La rivoluzione digitale della fruizione domestica non colpisce solo la pirateria, grazie a un nugolo sempre più nutrito di servizi legali ed economici, ma sembra influire anche su quei network ancora legati ad abbonamenti televisivi classici. Almeno negli USA, dove l’ultima stagione estiva pare sia stata caratterizzata da un calo sensibile degli ascolti per le emittenti classiche, a favore di giganti dello streaming come Netflix e Hulu. Non è però una sconfitta per la TV a stelle e strisce, ma un’opportunità unica per rivoluzionarsi e crescere ulteriormente. Un’occasione che i big dell’informatica, Google e Apple in prima linea, già da tempo hanno subodorato: come lo streaming, di conseguenza, cambierà il mercato degli abbonamenti televisivi?
A differenza dell’Italia, dove i palinsesti sono generalmente spogli di grandi novità, la stagione estiva è sempre stata un banco di prova per le emittenti statunitensi, nonché foriera di notevoli successi. Mentre i grandi network rallentano in concomitanza per le vacanze, infatti, quelli più piccoli sono soliti sfoderare capolavori, tali da influenzare il successivo autunno on-air.
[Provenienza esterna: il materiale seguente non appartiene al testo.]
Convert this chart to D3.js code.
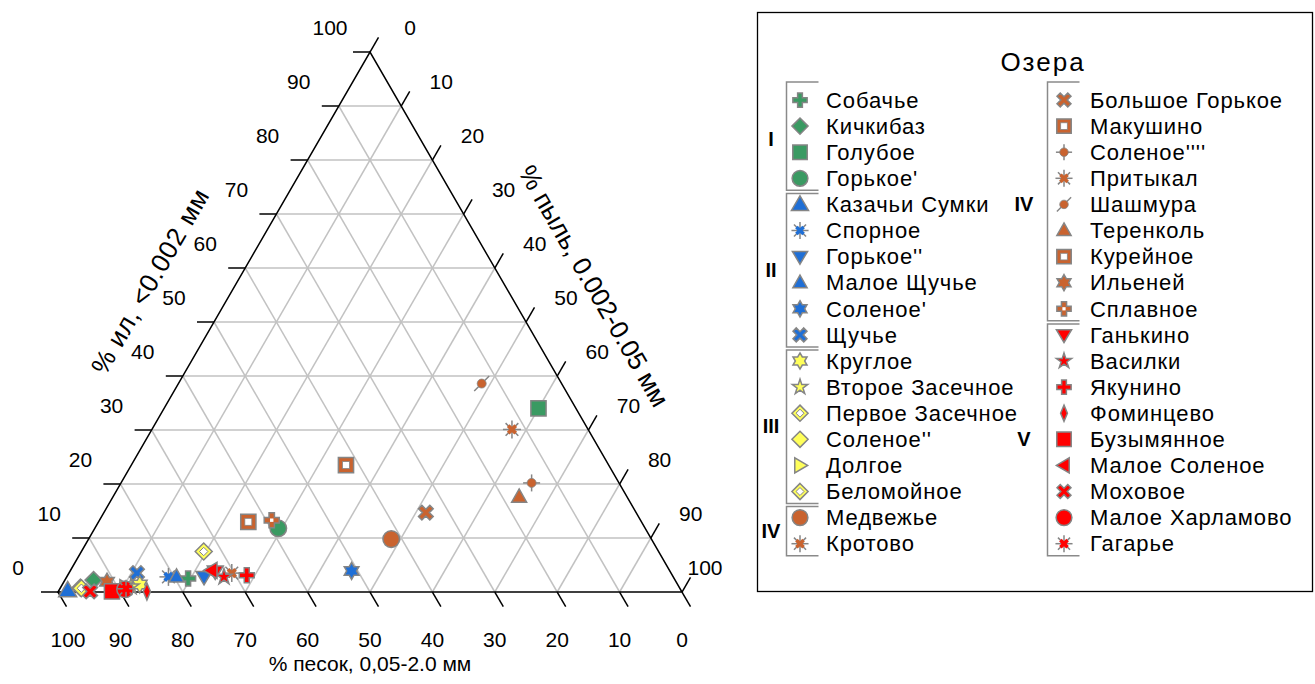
<!DOCTYPE html>
<html><head><meta charset="utf-8">
<script src="https://cdn.jsdelivr.net/npm/d3@7"></script>
<style>
html,body{margin:0;padding:0;background:#fff;}
svg{display:block;font-family:"Liberation Sans",Arial,sans-serif;}
</style></head>
<body><svg id="c" width="1315" height="684"></svg>
<script>
// ---------- data ----------
const lakes = ["Собачье","Кичкибаз","Голубое","Горькое'",
  "Казачьи Сумки","Спорное","Горькое''","Малое Щучье","Соленое'","Щучье",
  "Круглое","Второе Засечное","Первое Засечное","Соленое''","Долгое","Беломойное",
  "Медвежье","Кротово",
  "Большое Горькое","Макушино","Соленое''''","Притыкал","Шашмура","Теренколь","Курейное","Ильеней","Сплавное",
  "Ганькино","Василки","Якунино","Фоминцево","Бузымянное","Малое Соленое","Моховое","Малое Харламово","Гагарье"];
const groups = ["I","I","I","I","II","II","II","II","II","II","III","III","III","III","III","III","IV","IV",
  "IV","IV","IV","IV","IV","IV","IV","IV","IV","V","V","V","V","V","V","V","V","V"];
const shapes = ["plus","diamond","square","circle",
  "triUpBig","asterisk","triDown","triUp","star6","times",
  "star6","star5","hollowDiamond","diamond","triRight","hollowDiamond",
  "circle","asterisk",
  "times","hollowSquare","circleCross","asterisk","circleSlash","triUp","hollowSquare","star6","hollowPlus",
  "triDown","star5","plus","thinDiamond","square","triLeft","times","circle","asterisk"];
// % clay (<0.002 mm), % silt (0.002-0.05 mm), % sand (0.05-2.0 mm)
const clay = [2.5,2.2,34.0,11.8, 0.3,2.8,2.8,2.8,3.9,3.5, 1.4,1.0,7.5,0.8,0.8,0.7, 9.8,3.5,
  14.7,23.5,20.2,30.1,38.6,17.6,13.0,1.9,13.3, 3.8,2.8,3.1,0.1,0.1,4.0,0.1,0.5,0.6];
const silt = [19.6,4.6,60.0,29.4, 1.4,16.3,22.0,17.6,45.1,10.9, 12.4,11.2,19.6,3.2,10.4,3.4, 48.5,26.1,
  51.6,34.4,65.8,57.7,48.6,65.1,24.0,6.9,27.6, 23.3,25.2,28.7,14.2,8.6,22.6,5.1,10.5,10.6];
const sand = [77.9,93.2,6.0,58.8, 98.3,80.9,75.2,79.6,51.0,85.6, 86.2,87.8,72.9,96.0,88.8,95.9, 41.7,70.4,
  33.7,42.1,14.0,12.2,12.8,17.3,63.0,91.2,59.1, 72.9,72.0,68.2,85.7,91.3,73.4,94.8,89.0,88.8];
const groupNames = ["I","II","III","IV","V"];
const groupColors = ["#3a9a62","#1f6fd6","#ffff5a","#c9632f","#ff0000"];
const ticks = [0,10,20,30,40,50,60,70,80,90,100];
const legendTitle = "Озера";
const axisClay = "% ил, <0.002 мм", axisSilt = "% пыль, 0.002-0.05 мм", axisSand = "% песок, 0,05-2.0 мм";

// ---------- scales ----------
const svg = d3.select("#c");
const X = d3.scaleLinear().domain([0,100]).range([58,682]);   // silt + clay/2
const Y = d3.scaleLinear().domain([0,100]).range([592,52]);   // clay
const pt = (c,s) => [X(s + c/2), Y(c)];
const gridCol = "#c2c2c2", outline = "#858585";
const fontSize = 21;

// grid
const grid = svg.append("g");
for (const v of ticks.slice(1,-1)) {
  let a = pt(v,0), b = pt(v,100-v);
  grid.append("line").attr("x1",a[0]).attr("y1",a[1]).attr("x2",b[0]).attr("y2",b[1]);
  a = pt(0,v); b = pt(100-v,v);
  grid.append("line").attr("x1",a[0]).attr("y1",a[1]).attr("x2",b[0]).attr("y2",b[1]);
  a = pt(0,100-v); b = pt(100-v,0);
  grid.append("line").attr("x1",a[0]).attr("y1",a[1]).attr("x2",b[0]).attr("y2",b[1]);
}
grid.selectAll("line").attr("stroke",gridCol).attr("stroke-width",1.5);

// border
const A = pt(0,0), T = pt(100,0), R = pt(0,100);
svg.append("path").attr("d",`M${A}L${T}L${R}Z`).attr("fill","none").attr("stroke","#000").attr("stroke-width",1.5);

// ticks and labels
const tk = svg.append("g").attr("stroke","#000").attr("stroke-width",1.5);
const lab = svg.append("g").attr("font-size",fontSize).attr("fill","#000");
const tl = 17, c60 = 0.5, s60 = Math.sqrt(3)/2;
for (const v of ticks) {
  // left axis (clay)
  let p = pt(v,0);
  tk.append("line").attr("x1",p[0]).attr("y1",p[1]).attr("x2",p[0]-tl).attr("y2",p[1]);
  lab.append("text").attr("x",p[0]-40).attr("y",p[1]-24).attr("text-anchor","middle").attr("dy","0.35em").text(v);
  // right axis (silt)
  p = pt(100-v,v);
  tk.append("line").attr("x1",p[0]).attr("y1",p[1]).attr("x2",p[0]+tl*c60).attr("y2",p[1]-tl*s60);
  lab.append("text").attr("x",Math.min(p[0]+40, 705)).attr("y",p[1]-24).attr("text-anchor","middle").attr("dy","0.35em").text(v);
  // bottom axis (sand)
  p = pt(0,100-v);
  tk.append("line").attr("x1",p[0]).attr("y1",p[1]).attr("x2",p[0]+tl*c60).attr("y2",p[1]+tl*s60);
  lab.append("text").attr("x",Math.max(p[0], 68)).attr("y",p[1]+48).attr("text-anchor","middle").attr("dy","0.35em").text(v);
}
// axis titles
const ttl = svg.append("g").attr("font-size",fontSize).attr("text-anchor","middle");
ttl.append("text").attr("transform","translate(150,281) rotate(-60)").attr("dy","0.35em")
  .attr("font-size",26).attr("letter-spacing",0.8).text(axisClay);
ttl.append("text").attr("transform","translate(594,286) rotate(60)").attr("dy","0.35em")
  .attr("font-size",26).text(axisSilt);
ttl.append("text").attr("x",370).attr("y",664).attr("dy","0.35em").text(axisSand);

// ---------- markers ----------
function poly(pts){ return "M" + pts.map(p=>p.join(",")).join("L") + "Z"; }
function drawMarker(g, shape, color, k) {
  const sw = 1.5;
  const add = (d, fill) => g.append("path").attr("d",d).attr("fill",fill).attr("stroke",outline).attr("stroke-width",sw).attr("stroke-linejoin","miter");
  switch (shape) {
    case "plus": { const w = 2.5*k, L = 7.5*k;
      add(poly([[-w,-L],[w,-L],[w,-w],[L,-w],[L,w],[w,w],[w,L],[-w,L],[-w,w],[-L,w],[-L,-w],[-w,-w]]), color); break; }
    case "hollowPlus": { const w = 2.7*k, L = 7.5*k;
      add(poly([[-w,-L],[w,-L],[w,-w],[L,-w],[L,w],[w,w],[w,L],[-w,L],[-w,w],[-L,w],[-L,-w],[-w,-w]]), color);
      g.append("rect").attr("x",-1.7*k).attr("y",-1.7*k).attr("width",3.4*k).attr("height",3.4*k).attr("fill","#fff"); break; }
    case "diamond": add(poly([[0,-8.5*k],[8.5*k,0],[0,8.5*k],[-8.5*k,0]]), color); break;
    case "thinDiamond": add(poly([[0,-8.5*k],[3.6*k,0],[0,8.5*k],[-3.6*k,0]]), color); break;
    case "hollowDiamond":
      add(poly([[0,-8.5*k],[8.5*k,0],[0,8.5*k],[-8.5*k,0]]), color);
      g.append("path").attr("d",poly([[0,-4.2*k],[4.2*k,0],[0,4.2*k],[-4.2*k,0]])).attr("fill","#fff").attr("stroke",outline).attr("stroke-width",1); break;
    case "square": add(poly([[-7.6*k,-7.6*k],[7.6*k,-7.6*k],[7.6*k,7.6*k],[-7.6*k,7.6*k]]), color); break;
    case "hollowSquare":
      add(poly([[-7.6*k,-7.6*k],[7.6*k,-7.6*k],[7.6*k,7.6*k],[-7.6*k,7.6*k]]), color);
      g.append("rect").attr("x",-3.5*k).attr("y",-3.5*k).attr("width",7*k).attr("height",7*k).attr("fill","#fff").attr("stroke",outline).attr("stroke-width",0.8); break;
    case "circle": g.append("circle").attr("r",8.3*k).attr("fill",color).attr("stroke",outline).attr("stroke-width",sw); break;
    case "triUp": add(poly([[0,-8*k],[7.5*k,5.2*k],[-7.5*k,5.2*k]]), color); break;
    case "triUpBig": add(poly([[0,-9*k],[9*k,6.3*k],[-9*k,6.3*k]]), color); break;
    case "triDown": add(poly([[0,8*k],[8*k,-5.5*k],[-8*k,-5.5*k]]), color); break;
    case "triRight": add(poly([[8*k,0],[-5.5*k,-8*k],[-5.5*k,8*k]]), color); break;
    case "triLeft": add(poly([[-8*k,0],[5.5*k,-8*k],[5.5*k,8*k]]), color); break;
    case "star5": add(d3.symbol(d3.symbolStar, 80*k*k)(), color); break;
    case "star6": { const R1 = 8.5*k, R2 = 4.9*k, pts = [];
      for (let i=0;i<12;i++){ const ang = -Math.PI/2 + i*Math.PI/6, rr = i%2? R2:R1; pts.push([rr*Math.cos(ang), rr*Math.sin(ang)]); }
      add(poly(pts), color); break; }
    case "times": { const w = 2.4*k, L = 8*k, pts = [[-w,-L],[w,-L],[w,-w],[L,-w],[L,w],[w,w],[w,L],[-w,L],[-w,w],[-L,w],[-L,-w],[-w,-w]];
      const rot = pts.map(([x,y]) => [(x-y)*Math.SQRT1_2, (x+y)*Math.SQRT1_2]);
      add(poly(rot), color); break; }
    case "asterisk": {
      for (let i=0;i<8;i++){ const ang = i*Math.PI/4; g.append("line").attr("x1",0).attr("y1",0).attr("x2",9*k*Math.cos(ang)).attr("y2",9*k*Math.sin(ang)).attr("stroke",outline).attr("stroke-width",1.5); }
      const w = 1.9*k, L = 5.3*k, pts = [[-w,-L],[w,-L],[w,-w],[L,-w],[L,w],[w,w],[w,L],[-w,L],[-w,w],[-L,w],[-L,-w],[-w,-w]];
      const rot = pts.map(([x,y]) => [(x-y)*Math.SQRT1_2, (x+y)*Math.SQRT1_2]);
      g.append("path").attr("d",poly(rot)).attr("fill",color); break; }
    case "circleCross":
      g.append("line").attr("x1",-8.5*k).attr("x2",8.5*k).attr("y1",0).attr("y2",0).attr("stroke",outline).attr("stroke-width",1.5);
      g.append("line").attr("y1",-8.5*k).attr("y2",8.5*k).attr("x1",0).attr("x2",0).attr("stroke",outline).attr("stroke-width",1.5);
      g.append("circle").attr("r",4.5*k).attr("fill",color).attr("stroke",outline).attr("stroke-width",0.8); break;
    case "circleSlash":
      g.append("line").attr("x1",-7.5*k).attr("y1",7.5*k).attr("x2",7.5*k).attr("y2",-7.5*k).attr("stroke",outline).attr("stroke-width",1.5);
      g.append("circle").attr("r",4.5*k).attr("fill",color).attr("stroke",outline).attr("stroke-width",0.8); break;
  }
}
const colorOf = i => groupColors[groupNames.indexOf(groups[i])];

const marks = svg.append("g");
lakes.forEach((name,i) => {
  const [x,y] = pt(clay[i], silt[i]);
  const g = marks.append("g").attr("transform",`translate(${x},${y})`);
  drawMarker(g, shapes[i], colorOf(i), 1);
});

// ---------- legend ----------
const leg = svg.append("g");
leg.append("rect").attr("x",757.5).attr("y",12.5).attr("width",555).attr("height",579).attr("fill","none").attr("stroke","#000").attr("stroke-width",1.3);
leg.append("text").attr("x",1043).attr("y",62).attr("dy","0.35em").attr("text-anchor","middle").attr("font-size",26).attr("letter-spacing",2).text(legendTitle);
const rowH = 26.1, row0 = 100, perCol = 18;
const colMarkX = [800, 1064], colTextX = [826, 1090], colBrX = [786.5, 1047.5], colLabX = [771, 1024];
lakes.forEach((name,i) => {
  const col = Math.floor(i/perCol), r = i%perCol, y = row0 + r*rowH;
  const g = leg.append("g").attr("transform",`translate(${colMarkX[col]},${y})`);
  drawMarker(g, shapes[i], colorOf(i), 0.95);
  leg.append("text").attr("x",colTextX[col]).attr("y",y).attr("dy","0.35em").attr("font-size",22).attr("letter-spacing",0.9).text(name);
});
// group brackets
const segs = [];
lakes.forEach((n,i) => {
  const col = Math.floor(i/perCol), r = i%perCol;
  const last = segs[segs.length-1];
  if (last && last.g === groups[i] && last.col === col) last.r1 = r; else segs.push({g:groups[i], col, r0:r, r1:r});
});
segs.forEach(s => {
  const top = row0 + s.r0*rowH - (s.r0===0 ? 18 : 11), bot = row0 + s.r1*rowH + 12, x = colBrX[s.col];
  leg.append("path").attr("d",`M${x+32},${top}H${x}V${bot}H${x+32}`).attr("fill","none").attr("stroke","#8a8a8a").attr("stroke-width",1.5);
  leg.append("text").attr("x",colLabX[s.col]).attr("y",(row0 + (s.r0+s.r1)/2*rowH)).attr("dy","0.35em").attr("text-anchor","middle")
    .attr("font-size",20).attr("font-weight","bold").text(s.g);
});
</script></body></html>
Così è stato per AMC, ad esempio, che proprio tra luglio e agosto ha sempre approfittato del seguito di “Mad Men” e “Breaking Bad”. Ma anche per altre emittenti, basti pensare al successo di Showtime con “Masters of Sex” e a molte altre sperimentazioni analoghe. Qualcosa, però, quest’anno è cambiato.
Secondo quanto riportato dal Wall Street Journal, nei mesi estivi 21 dei 30 canali via cavo più seguiti negli USA avrebbero assistito a un calo dei loro ascolti. Un fatto che, sebbene ancora da analizzare nel dettaglio, potrebbe essere stato determinato dall’ampia disponibilità di contenuti in streaming.
TNT, il canale via cavo più guardato in prime time nel mese di luglio, ha sperimentato un calo del 22% rispetto al luglio del 2014. Disney Channel di Walt Disney Co. ha perso il 19% della sua audience, Bravo di Comcast Corp. è sceso del 23% e MTV di Viacom Inc. del 24%.
La riduzione degli ascolti non sembra essere passata inosservata nell’universo di Wall Street: alcuni dei network a stelle e strisce avrebbero subito dei blandi contraccolpi in borsa, anche in relazione a un report di Bernstein Research, come riportato dal New York Daily News. Tra le motivazioni non solo il calo degli ascolti, ma anche la possibile riduzione degli abbonamenti in favore dei servizi di streaming. A quanto pare, gli investitori vorrebbero risposte più certe dai grandi media sulle sfide della rivoluzione digitale, che porterà probabilmente a una crescita del numero dei cosiddetti “cord-cutters” e dei “cord-shavers”, ovvero rispettivamente coloro pronti a disdire gli abbonamenti per affidarsi solo allo streaming e chi, invece, deciderà di ridurre il numero di canali incluso nella propria sottoscrizione. E pronti ad accoglierli non ci sono soltanto Netflix, Hulu e Amazon, ma anche i big dell’informatica: basti pensare come da tempo si vocifera del lancio di un servizio di streaming, comprensivo dei canali locali, da parte di Apple. Nonostante tutto, però, sembra emergere un certo ottimismo per il futuro: quella in corso rimane un’opportunità, non una sconfitta, e i network devono solo trovare la migliore modalità per cavalcarla.
E in Italia? L’universo televisivo italiano è solo all’inizio dell’era dello streaming legale, già da diversi anni invece in atto negli USA. E sebbene le emittenti classiche non siano al momento coinvolte da contraccolpi di sorta, la sfida è già da tempo aperta: l’autunno in arrivo sarà particolarmente caldo sul fronte dello streaming poiché, oltre a Sky Online e Infinity, entro ottobre dovrebbero arrivare anche Premium e Netflix. Quel che accadrà è questione di poche settimane.